Will: Something a little less mind-numbingly complicated . . . what were you doing right before this interview? Was it fun, and do you wish you were still doing it?
Jack: I was cooking. I have very little talent for it, but I make up for that with enthusiasm. Or at least, I think that makes up for it – but my friends don’t come over anymore. Not since I cooked them nachos made with cornflakes instead of corn chips.
Will: The Twilight series . . . what do you think?
Jack: I don’t like fantasy, or romance, or vampires (they’re just zombies for pansies. Diet-zombie. Zombie-lite.) As such, I’ve avoided reading Twilight – but enough people are talking about it now that maybe I should give it a chance. I liked Buffy, after all. So yeah, I’ll have to get back to you on this one.
Will: What’s next for you? Do you envision Money Run as a one-off thing? Are you interested in a sequel? Have fans of Agent Six of Hearts read the last of him?
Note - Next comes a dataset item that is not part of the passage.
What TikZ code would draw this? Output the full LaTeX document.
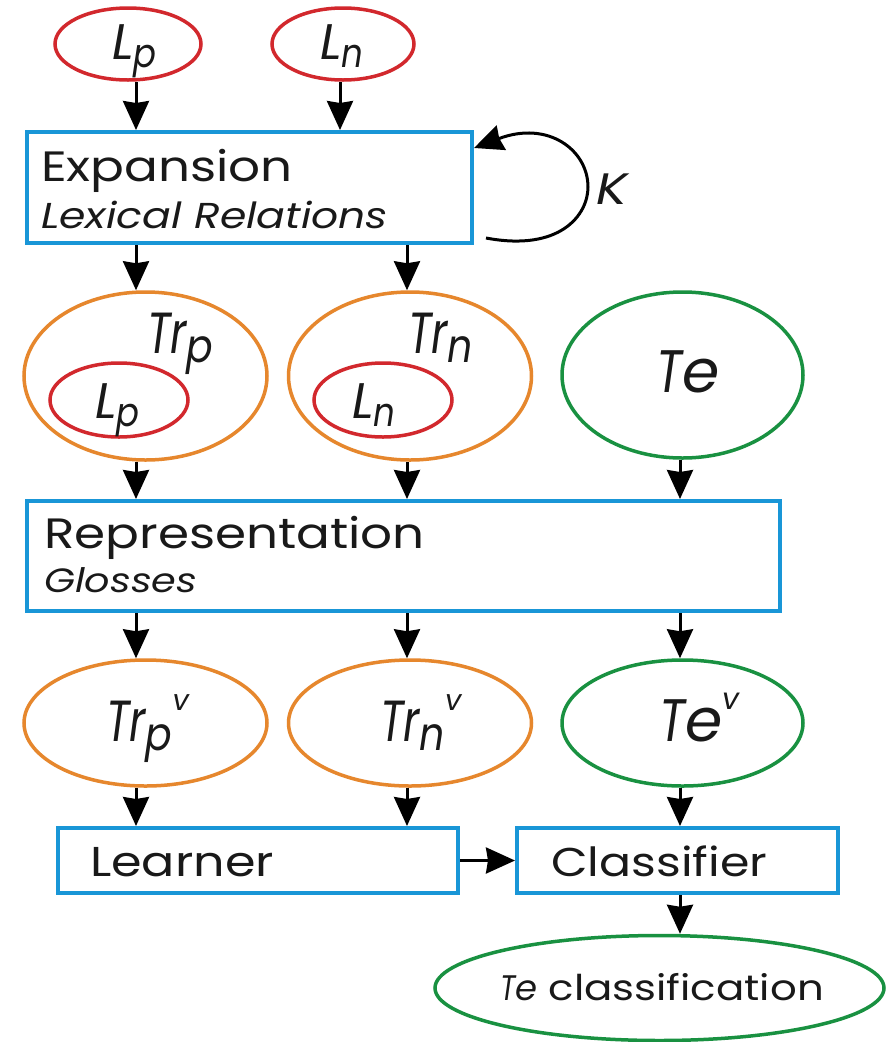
\documentclass[tikz,border=0pt]{standalone}
\usepackage{fontspec}
\setmainfont{Poppins}[FakeStretch=1.18]
\newfontfamily\labf{Poppins}
\usetikzlibrary{arrows.meta,shapes.geometric}
\definecolor{cred}{RGB}{210,40,45}
\definecolor{corange}{RGB}{230,135,45}
\definecolor{cgreen}{RGB}{25,145,65}
\definecolor{cblue}{RGB}{25,150,215}
\newcommand{\fs}[1]{\fontsize{#1pt}{#1pt}\selectfont}
\newcommand{\sbx}[1]{\raisebox{-0.16em}{\fontsize{0.8em}{0.8em}\selectfont\scalebox{0.85}[1]{#1}}}
\newcommand{\spx}[1]{\raisebox{0.52em}{\fontsize{0.5em}{0.5em}\selectfont #1}}
\newcommand{\Tr}{\scalebox{0.75}[1]{Tr}}
\newcommand{\Te}{\scalebox{0.8}[1]{T}e}
\begin{document}
\begin{tikzpicture}[x=1pt,y=-1pt,
  boxn/.style={draw=cblue, line width=4pt, inner sep=0pt, rectangle},
  elln/.style={ellipse, line width=3.5pt, inner sep=0pt},
  arr/.style={line width=3pt, -{Stealth[length=29pt,width=26pt,inset=2pt]}},
  lbl/.style={anchor=base west, inner sep=0pt, text=black!90},
  mlbl/.style={lbl, font=\labf\itshape}]
\useasboundingbox (0,0) rectangle (886,1042);
\fill[white] (0,0) rectangle (886,1042);
\coordinate (a1) at (136,0);
\coordinate (a2) at (340,0);
\coordinate (c2) at (407,0);
\coordinate (c3) at (680,0);
% top
\node[elln, draw=cred, minimum width=146pt, minimum height=72pt] (lp) at (128,44) {};
\node[elln, draw=cred, minimum width=142pt, minimum height=72pt] (ln) at (343,44) {};
\node[mlbl] (lpt) at (112,59) {\fs{50}L\sbx{p}};
\node[mlbl] (lnt) at (320,59) {\fs{50}L\sbx{n}};
\node[boxn, minimum width=445pt, minimum height=111pt] (exp) at (249.5,187.5) {};
\node[lbl, font=\fs{42.4}] (expt) at (41,181) {Expansion};
\node[lbl, font=\fs{36}\itshape] (lext) at (41,228) {Lexical Relations};
\draw[arr] (lp.south -| a1) -- (exp.north -| a1);
\draw[arr] (ln.south -| a2) -- (exp.north -| a2);
\coordinate (k1) at (486,238);
\coordinate (k2) at (474,148);
\draw[arr] (k1) .. controls (560,252) and (588,215) .. (588,187) .. controls (588,150) and (548,120) .. (k2);
\node[lbl, font=\fs{44}\itshape] (kt) at (596,204) {K};
% middle
\node[elln, draw=corange, minimum width=243pt, minimum height=168pt] (trp) at (145.5,376) {};
\node[elln, draw=corange, minimum width=243pt, minimum height=168pt] (trn) at (410,376) {};
\node[elln, draw=cgreen, minimum width=241pt, minimum height=166pt] (te) at (682.5,375) {};
\node[elln, draw=cred, minimum width=138pt, minimum height=74pt] (lpi) at (119,400) {};
\node[elln, draw=cred, minimum width=138pt, minimum height=74pt] (lni) at (383,400) {};
\node[mlbl] (trpt) at (147,353) {\fs{58}\Tr\sbx{p}};
\node[mlbl] (trnt) at (408,353) {\fs{58}\Tr\sbx{n}};
\node[mlbl] (lpit) at (95,418) {\fs{50}L\sbx{p}};
\node[mlbl] (lnit) at (352,418) {\fs{50}L\sbx{n}};
\node[mlbl] (tet) at (656,392) {\fs{60}\Te};
\draw[arr] (exp.south -| a1) -- (trp.north -| a1);
\draw[arr] (exp.south -| c2) -- (trn.north -| c2);
\node[boxn, minimum width=753pt, minimum height=110pt] (rep) at (403.5,556) {};
\node[lbl, font=\fs{42.4}] (rept) at (44,548) {Representation};
\node[lbl, font=\fs{33.7}\itshape] (glt) at (44,592) {Glosses};
\draw[arr] (trp.south -| a1) -- (rep.north -| a1);
\draw[arr] (trn.south -| c2) -- (rep.north -| c2);
\draw[arr] (te.south -| c3) -- (rep.north -| c3);
% vectors
\node[elln, draw=corange, minimum width=243pt, minimum height=126pt] (trpv) at (145.5,723) {};
\node[elln, draw=corange, minimum width=243pt, minimum height=126pt] (trnv) at (410,723) {};
\node[elln, draw=cgreen, minimum width=241pt, minimum height=126pt] (tev) at (682.5,723) {};
\node[mlbl] (trpvt) at (106,741) {\fs{58}\Tr\sbx{p}\spx{v}};
\node[mlbl] (trnvt) at (380,741) {\fs{58}\Tr\sbx{n}\spx{v}};
\node[mlbl] (tevt) at (659,741) {\fs{60}\Te\spx{v}};
\draw[arr] (rep.south -| a1) -- (trpv.north -| a1);
\draw[arr] (rep.south -| c2) -- (trnv.north -| c2);
\draw[arr] (rep.south -| c3) -- (tev.north -| c3);
% bottom
\node[boxn, minimum width=400pt, minimum height=65pt] (lea) at (258,860.5) {};
\node[boxn, minimum width=321pt, minimum height=65pt] (cla) at (677.5,860.5) {};
\node[lbl, font=\fs{41.7}] (leat) at (90,876) {Learner};
\node[lbl, font=\fs{40.2}] (clat) at (551,876) {Classifier};
\draw[arr] (trpv.south -| a1) -- (lea.north -| a1);
\draw[arr] (trnv.south -| c2) -- (lea.north -| c2);
\draw[arr] (tev.south -| c3) -- (cla.north -| c3);
\draw[arr] (lea.east) -- (cla.west);
\node[elln, draw=cgreen, minimum width=449pt, minimum height=105pt] (tec) at (659.5,988) {};
\node[lbl, font=\fs{35.5}] (tect) at (500,1000) {{\labf\itshape\Te} classification};
\draw[arr] (cla.south -| c3) -- (tec.north -| c3);
\end{tikzpicture}
\end{document}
Jack: I try to treat each book as a stand-alone thing. But the characters of Money Run all have good reason to be mad at one another by the end (those who survive, anyhow) and it’d be a shame to let that conflict go unexploited. Maybe they’ll have a chance to get even in a future book. And as for Agent Six, well, you can’t keep a good character down. I know this is a cliche, but he sometimes seems to have a life of his own – and if I stopped writing about him, he might reach out of the page and break my neck. (Never mess with a superhuman.) So I don’t think the City has heard the last of him.